Ahirette hatalı davrandığını kabul etmenin bu insanlara bir fayda getirmeyeceğini Allah ayetlerinde şöyle bildirir:
Rabbin(in buyruğu) geldiği ve melekler dizi dizi durduğu zaman; O gün, cehennem de getirilmiştir. İnsan o gün düşünüp-hatırlar, ancak (bu) hatırlamadan ona ne fayda? Der ki: “Keşke hayatım için, (önceden bir şeyler) takdim edebilseydim.” Artık o gün hiç kimse (Allah’ın) vereceği azap gibi azaplandıramaz. Onun vuracağı bağı hiç kimse vuramaz. (Fecr Suresi, 22-26)
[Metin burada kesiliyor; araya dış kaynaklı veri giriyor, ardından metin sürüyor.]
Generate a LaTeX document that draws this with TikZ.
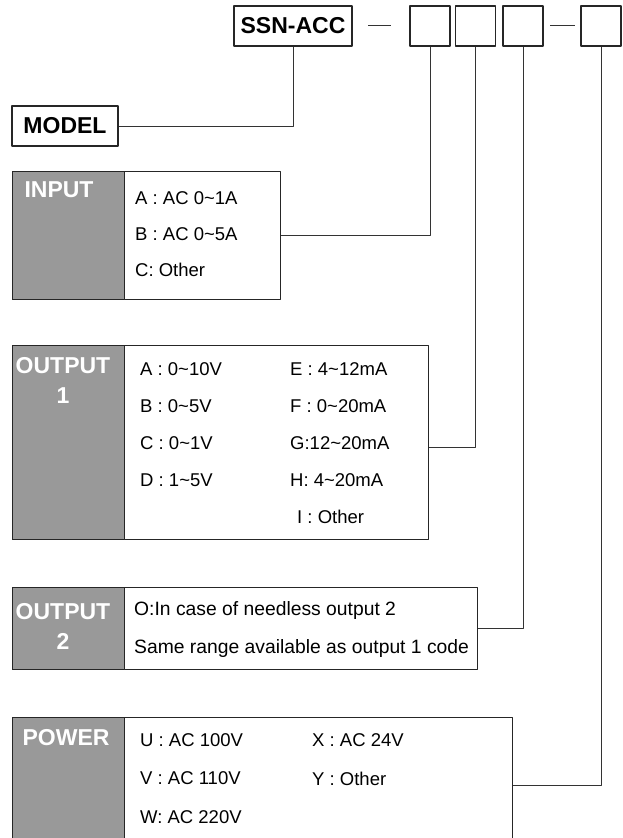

O halde siz ahirette “keşke” diyenlerden olmamak için hemen şimdi, hayatınızın gerçek amacını düşünün ve yaptığınız işlerin bu amaca ne kadar hizmet ettiğini bir daha gözden geçirin. Dikkat edin, sakın boş ve amaçsız işlerle kendinizi, iyi işler yapıyormuş gibi avutup kandırmayın. Bu, gün boyunca yaptığınız tüm işler, meşgul olduğunuz tüm uğraşılar için geçerlidir.
Mutlaka maddi ve manevi pek çok şey için çalışıp, çabalıyorsunuz. Bunların hepsini yapmaktaki asıl gayeniz, Allah’ın rızasını ve cennetini kazanmak olmalı. Eğer bir işte Allah’ın rızasını görmüyorsanız ve ahiretinize bir fayda sağlamayacağını düşünüyorsanız, onu terk edin. Ancak yapmakta hayır ve fayda gördüğünüz işlere yönelin. Vicdanınızın sesi size bu ayrımı en doğru şekilde söyleyecektir. Mutlaka vicdanınızın sesine kulak verin ve dikkat edin; şeytan değersiz, geçici şeyleri süsleyip çekici kılarak sizi de kandırmasın.